Lembra-se de Abu Ghraib? O mundo tomou conhecimento dessa prisão por conta das humilhações aos prisioneiros de guerra promovidas por soldados americanos. O que faltou mostrar foi a tortura real promovida pelos capangas de Saddam Hussein. Se você tiver estômago, siga o link:

http://www.midiasemmascara.org/artigo.php?sid=2186

Como mais um exemplo de como os EEUU são julgados com um peso e os demais países com outro, cito o Tibete, que foi invadido e ocupado pelos chineses há mais de 50 anos! Milhares de pessoas morreram, a cultura tibetana foi arrasada pelos comunistas, o líder espiritual, o Dalai Lama, vive no exílio e não há perspectiva de que algo vá mudar. Então, pergunto: ondes estão os "pacifistas"? Por que elas não condenam a China da mesma maneira que condenam o EEUU?
 
Roberto

Tens razão, eu havia lido o texto do Snopes com pressa e sem o devido cuidado, desculpe.

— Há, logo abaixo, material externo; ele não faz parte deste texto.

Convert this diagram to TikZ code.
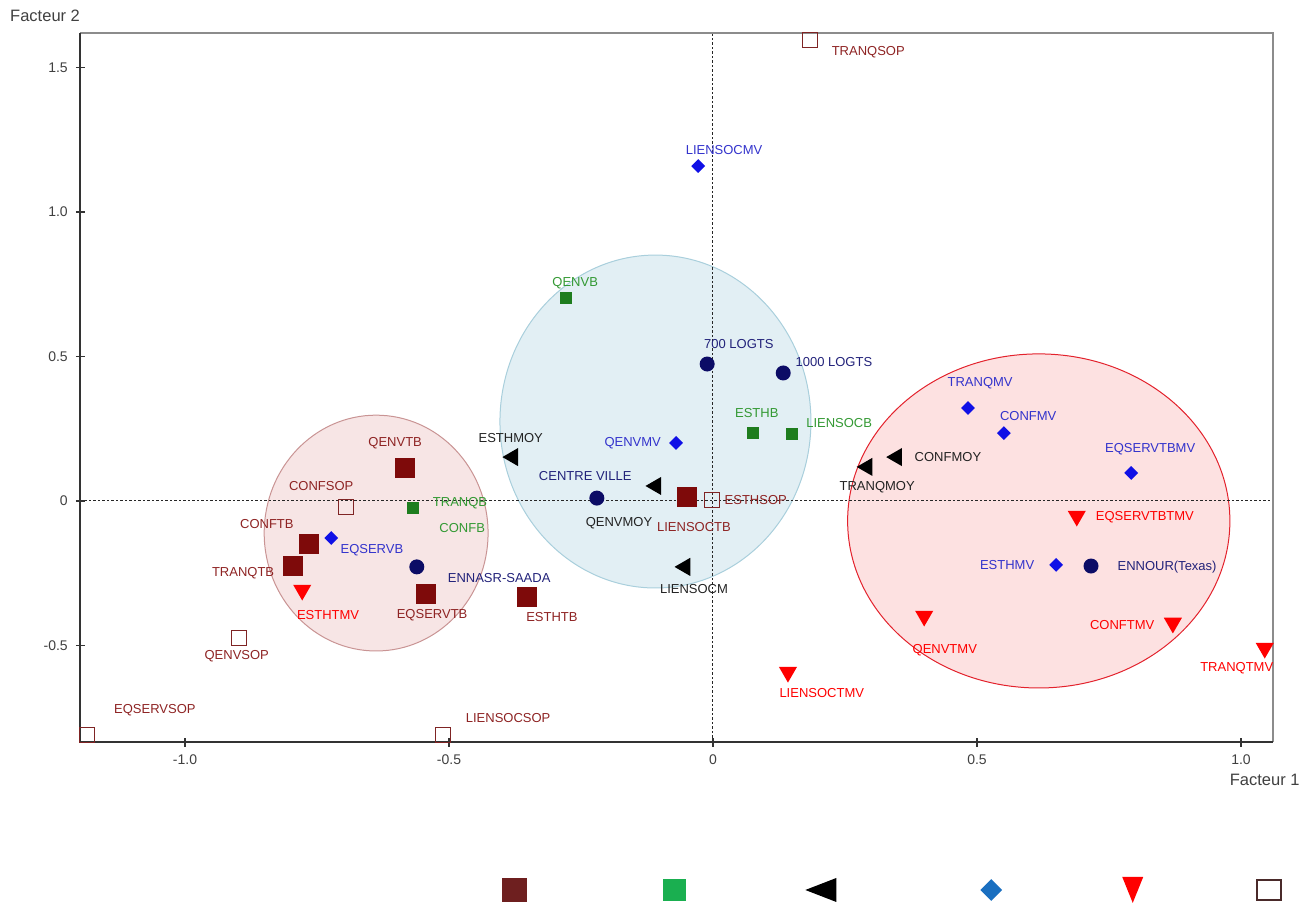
\documentclass[tikz,border=0pt]{standalone}
\usepackage{fontspec}
\setmainfont{Liberation Sans}
\usepackage{tikz}
\usetikzlibrary{shapes.geometric}

\definecolor{fullred}{HTML}{7E0A0A}
\definecolor{fulltxt}{HTML}{8E2323}
\definecolor{leafgreen}{HTML}{1E7D1E}
\definecolor{leaftxt}{HTML}{339933}
\definecolor{diablue}{HTML}{1010E6}
\definecolor{diatxt}{HTML}{3333CC}
\definecolor{sitenavy}{HTML}{0C0C66}
\definecolor{sitetxt}{HTML}{22227A}
\definecolor{moytxt}{HTML}{222222}
\definecolor{sopred}{HTML}{7F2424}
\definecolor{zonepink}{HTML}{F7E5E5}
\definecolor{zonepinkline}{HTML}{C99494}
\definecolor{zoneblue}{HTML}{E2EFF4}
\definecolor{zoneblueline}{HTML}{A9CFDC}
\definecolor{zonered}{HTML}{FDE1E1}
\definecolor{zoneredline}{HTML}{E3222C}

\begin{document}
\begin{tikzpicture}[
        x=528pt, y=289pt,
        modfull/.style={rectangle, fill=fullred, inner sep=0, minimum size=20pt},
        modgreen/.style={rectangle, fill=leafgreen, inner sep=0, minimum size=12pt},
        modmoy/.style={regular polygon, regular polygon sides=3, shape border rotate=90, fill=black, inner sep=0, minimum size=21pt},
        modmv/.style={diamond, fill=diablue, inner sep=0, minimum size=14pt},
        modtmv/.style={regular polygon, regular polygon sides=3, shape border rotate=180, fill=red, inner sep=0, minimum size=21pt},
        modsop/.style={rectangle, draw=sopred, line width=1.1pt, inner sep=0, minimum size=15pt},
        site/.style={circle, fill=sitenavy, inner sep=0, minimum size=15pt},
        lbl/.style={inner sep=0, font=\fontsize{13}{15}\selectfont},
        ticklbl/.style={inner sep=0, text=black!75, font=\fontsize{14}{16}\selectfont},
        axistitle/.style={inner sep=0, text=black!75, font=\fontsize{16.5}{19}\selectfont},
        zero/.style={black!85, line width=1pt, dash pattern=on 2.5pt off 2pt},
        tick/.style={black!80, line width=1.2pt},
    ]
        \useasboundingbox (-1.3504,-1.4048) rectangle (1.1402,1.7336);

        % frame corners
        \coordinate (sw) at (-1.199,-0.834);
        \coordinate (ne) at (1.060,1.618);

        % groups
        \draw[fill=zonepink, draw=zonepinkline, line width=1pt] (-0.638,-0.111) ellipse [x radius=0.212, y radius=0.408];
        \draw[fill=zoneblue, draw=zoneblueline, line width=1pt] (-0.109,0.275) ellipse [x radius=0.2945, y radius=0.576];
        \draw[fill=zonered, draw=zoneredline, line width=1pt] (0.617,-0.069) ellipse [x radius=0.362, y radius=0.578];

        % axes
        \draw[zero] (sw |- 0,0) -- (ne |- 0,0);
        \draw[zero] (sw -| 0,0) -- (ne -| 0,0);
        \draw[black!45, line width=2pt] (sw |- ne) -- (ne) -- (ne |- sw);
        \draw[black!80, line width=1.5pt] (sw |- ne) -- (sw) -- (ne |- sw);

        \draw[tick] (-1.0,-0.834) ++(0,4pt) -- ++(0,-9pt);
        \draw[tick] (-0.5,-0.834) ++(0,4pt) -- ++(0,-9pt);
        \draw[tick] (0,-0.834) ++(0,4pt) -- ++(0,-9pt);
        \draw[tick] (0.5,-0.834) ++(0,4pt) -- ++(0,-9pt);
        \draw[tick] (1.0,-0.834) ++(0,4pt) -- ++(0,-9pt);
        \draw[tick] (-1.199,1.5) ++(-4pt,0) -- ++(9pt,0);
        \draw[tick] (-1.199,1.0) ++(-4pt,0) -- ++(9pt,0);
        \draw[tick] (-1.199,0.5) ++(-4pt,0) -- ++(9pt,0);
        \draw[tick] (-1.199,0) ++(-4pt,0) -- ++(9pt,0);
        \draw[tick] (-1.199,-0.5) ++(-4pt,0) -- ++(9pt,0);

        \node[ticklbl, anchor=north] (xt1) at ([yshift=-13pt]-1.0,-0.834) {-1.0};
        \node[ticklbl, anchor=north] (xt2) at ([yshift=-13pt]-0.5,-0.834) {-0.5};
        \node[ticklbl, anchor=north] (xt3) at ([yshift=-13pt]0,-0.834) {0};
        \node[ticklbl, anchor=north] (xt4) at ([yshift=-13pt]0.5,-0.834) {0.5};
        \node[ticklbl, anchor=north] (xt5) at ([yshift=-13pt]1.0,-0.834) {1.0};
        \node[ticklbl, anchor=east] (yt1) at ([xshift=-12pt]-1.199,1.5) {1.5};
        \node[ticklbl, anchor=east] (yt2) at ([xshift=-12pt]-1.199,1.0) {1.0};
        \node[ticklbl, anchor=east] (yt3) at ([xshift=-12pt]-1.199,0.5) {0.5};
        \node[ticklbl, anchor=east] (yt4) at ([xshift=-12pt]-1.199,0) {0};
        \node[ticklbl, anchor=east] (yt5) at ([xshift=-12pt]-1.199,-0.5) {-0.5};

        \node[axistitle] (fac2) at (-1.265,1.678) {Facteur 2};
        \node[axistitle] (fac1) at (1.045,-0.965) {Facteur 1};

        % modalities
        \node[modfull] (qenvtb) at (-0.583,0.114) {};
        \node[modfull] (conftb) at (-0.765,-0.149) {};
        \node[modfull] (tranqtb) at (-0.795,-0.225) {};
        \node[modfull] (eqservtb) at (-0.544,-0.322) {};
        \node[modfull] (esthtb) at (-0.352,-0.332) {};
        \node[modfull] (liensoctb) at (-0.049,0.014) {};

        \node[modgreen] (qenvb) at (-0.278,0.702) {};
        \node[modgreen] (tranqb) at (-0.568,-0.024) {};
        \node[modgreen] (esthb) at (0.076,0.235) {};
        \node[modgreen] (liensocb) at (0.150,0.232) {};

        \node[modmoy] (esthmoy) at (-0.379,0.152) {};
        \node[modmoy] (qenvmoy) at (-0.108,0.052) {};
        \node[modmoy] (liensocm) at (-0.053,-0.228) {};
        \node[modmoy] (tranqmoy) at (0.292,0.118) {};
        \node[modmoy] (confmoy) at (0.348,0.152) {};

        \node[modmv] (liensocmv) at (-0.028,1.159) {};
        \node[modmv] (qenvmv) at (-0.070,0.201) {};
        \node[modmv] (eqservb) at (-0.723,-0.128) {};
        \node[modmv] (tranqmv) at (0.483,0.322) {};
        \node[modmv] (confmv) at (0.551,0.235) {};
        \node[modmv] (eqservtbmv) at (0.792,0.097) {};
        \node[modmv] (esthmv) at (0.650,-0.221) {};

        \node[modtmv] (esthtmv) at (-0.778,-0.308) {};
        \node[modtmv] (eqservtbtmv) at (0.689,-0.052) {};
        \node[modtmv] (qenvtmv) at (0.400,-0.398) {};
        \node[modtmv] (conftmv) at (0.871,-0.422) {};
        \node[modtmv] (liensoctmv) at (0.142,-0.592) {};
        \node[modtmv] (tranqtmv) at (1.045,-0.509) {};

        \node[modsop] (tranqsop) at (0.184,1.595) {};
        \node[modsop] (confsop) at (-0.695,-0.021) {};
        \node[modsop] (esthsop) at (-0.002,0.003) {};
        \node[modsop] (qenvsop) at (-0.898,-0.474) {};
        \node[modsop] (eqservsop) at (-1.186,-0.810) {};
        \node[modsop] (liensocsop) at (-0.511,-0.810) {};

        \node[site] (logts700) at (-0.011,0.474) {};
        \node[site] (logts1000) at (0.133,0.443) {};
        \node[site] (centreville) at (-0.220,0.010) {};
        \node[site] (ennasr) at (-0.561,-0.228) {};
        \node[site] (ennour) at (0.716,-0.225) {};

        % labels
        \node[lbl, text=diatxt] (liensocmv_l) at (0.021,1.215) {LIENSOCMV};
        \node[lbl, text=fulltxt] (tranqsop_l) at (0.294,1.554) {TRANQSOP};
        \node[lbl, text=leaftxt] (qenvb_l) at (-0.261,0.754) {QENVB};
        \node[lbl, text=sitetxt] (logts700_l) at (0.049,0.543) {700 LOGTS};
        \node[lbl, text=sitetxt] (logts1000_l) at (0.229,0.481) {1000 LOGTS};
        \node[lbl, text=leaftxt] (esthb_l) at (0.083,0.304) {ESTHB};
        \node[lbl, text=leaftxt] (liensocb_l) at (0.239,0.270) {LIENSOCB};
        \node[lbl, text=diatxt] (qenvmv_l) at (-0.152,0.201) {QENVMV};
        \node[lbl, text=moytxt] (esthmoy_l) at (-0.383,0.218) {ESTHMOY};
        \node[lbl, text=sitetxt] (centreville_l) at (-0.242,0.087) {CENTRE VILLE};
        \node[lbl, text=fulltxt] (liensoctb_l) at (-0.036,-0.090) {LIENSOCTB};
        \node[lbl, text=fulltxt] (esthsop_l) at (0.081,0.003) {ESTHSOP};
        \node[lbl, text=moytxt] (qenvmoy_l) at (-0.178,-0.076) {QENVMOY};
        \node[lbl, text=moytxt] (liensocm_l) at (-0.036,-0.304) {LIENSOCM};
        \node[lbl, text=sitetxt] (ennasr_l) at (-0.405,-0.266) {ENNASR-SAADA};
        \node[lbl, text=fulltxt] (esthtb_l) at (-0.305,-0.401) {ESTHTB};
        \node[lbl, text=fulltxt] (qenvtb_l) at (-0.602,0.201) {QENVTB};
        \node[lbl, text=fulltxt] (confsop_l) at (-0.742,0.052) {CONFSOP};
        \node[lbl, text=leaftxt] (tranqb_l) at (-0.479,-0.007) {TRANQB};
        \node[lbl, text=leaftxt] (confb_l) at (-0.475,-0.093) {CONFB};
        \node[lbl, text=fulltxt] (conftb_l) at (-0.845,-0.080) {CONFTB};
        \node[lbl, text=fulltxt] (tranqtb_l) at (-0.890,-0.249) {TRANQTB};
        \node[lbl, text=diatxt] (eqservb_l) at (-0.646,-0.170) {EQSERVB};
        \node[lbl, text=fulltxt] (eqservtb_l) at (-0.532,-0.394) {EQSERVTB};
        \node[lbl, text=red] (esthtmv_l) at (-0.729,-0.394) {ESTHTMV};
        \node[lbl, text=fulltxt] (qenvsop_l) at (-0.902,-0.536) {QENVSOP};
        \node[lbl, text=fulltxt] (eqservsop_l) at (-1.057,-0.723) {EQSERVSOP};
        \node[lbl, text=fulltxt] (liensocsop_l) at (-0.388,-0.751) {LIENSOCSOP};
        \node[lbl, text=red] (liensoctmv_l) at (0.206,-0.664) {LIENSOCTMV};
        \node[lbl, text=diatxt] (tranqmv_l) at (0.506,0.408) {TRANQMV};
        \node[lbl, text=diatxt] (confmv_l) at (0.597,0.294) {CONFMV};
        \node[lbl, text=moytxt] (confmoy_l) at (0.445,0.152) {CONFMOY};
        \node[lbl, text=moytxt] (tranqmoy_l) at (0.311,0.048) {TRANQMOY};
        \node[lbl, text=diatxt] (eqservtbmv_l) at (0.828,0.180) {EQSERVTBMV};
        \node[lbl, text=red] (eqservtbtmv_l) at (0.818,-0.055) {EQSERVTBTMV};
        \node[lbl, text=diatxt] (esthmv_l) at (0.557,-0.221) {ESTHMV};
        \node[lbl, text=sitetxt] (ennour_l) at (0.860,-0.228) {ENNOUR(Texas)};
        \node[lbl, text=red] (qenvtmv_l) at (0.439,-0.516) {QENVTMV};
        \node[lbl, text=red] (conftmv_l) at (0.775,-0.429) {CONFTMV};
        \node[lbl, text=red] (tranqtmv_l) at (0.992,-0.578) {TRANQTMV};

        % legend
        \node[rectangle, fill={rgb,255:red,110;green,31;blue,31}, inner sep=0, minimum width=25pt, minimum height=24pt] (leg1) at (-0.375,-1.346) {};
        \node[rectangle, fill={rgb,255:red,26;green,175;blue,80}, inner sep=0, minimum width=23pt, minimum height=22pt] (leg2) at (-0.072,-1.346) {};
        \node[isosceles triangle, isosceles triangle stretches, shape border rotate=180, fill=black, inner sep=0, minimum width=24pt, minimum height=31pt] (leg3) at (0.218,-1.346) {};
        \node[diamond, fill={rgb,255:red,26;green,111;blue,192}, inner sep=0, minimum width=22pt, minimum height=22pt] (leg4) at (0.527,-1.346) {};
        \node[isosceles triangle, isosceles triangle stretches, shape border rotate=270, fill=red, inner sep=0, minimum width=21pt, minimum height=26pt] (leg5) at ([yshift=6pt]0.795,-1.346) {};
        \node[rectangle, draw={rgb,255:red,74;green,42;blue,42}, line width=1.5pt, inner sep=0, minimum width=24pt, minimum height=20pt] (leg6) at (1.053,-1.346) {};
    \end{tikzpicture}
\end{document}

Também sou contra o "racismo às avessas", como o que é pregado por alguns grupos de rap ("ei boy o que você está fazendo aqui / meu bairro não é seu lugar e você vai se ferir"), pela cota para negros em universidades (que tenta sem sucesso resolver um problema que só seria resolvido com ensino de base de qualidade e gratuito, afinal também há brancos, amarelos e verdes igualmente pobres e sem oportunidades) e outros.

Quanto a malharmos os EUA e não a China, eu pelo menos o faço porque tenho informações sobre os EUA mas não tenho tantas informações assim sobre a China. E só malho se tiver um mínimo de informações para fazê-lo, o que faz com que eu me abstenha de muitas discussões.

Aproveitando: muito interessante o link que você passou sobre a foto do judeu ferido.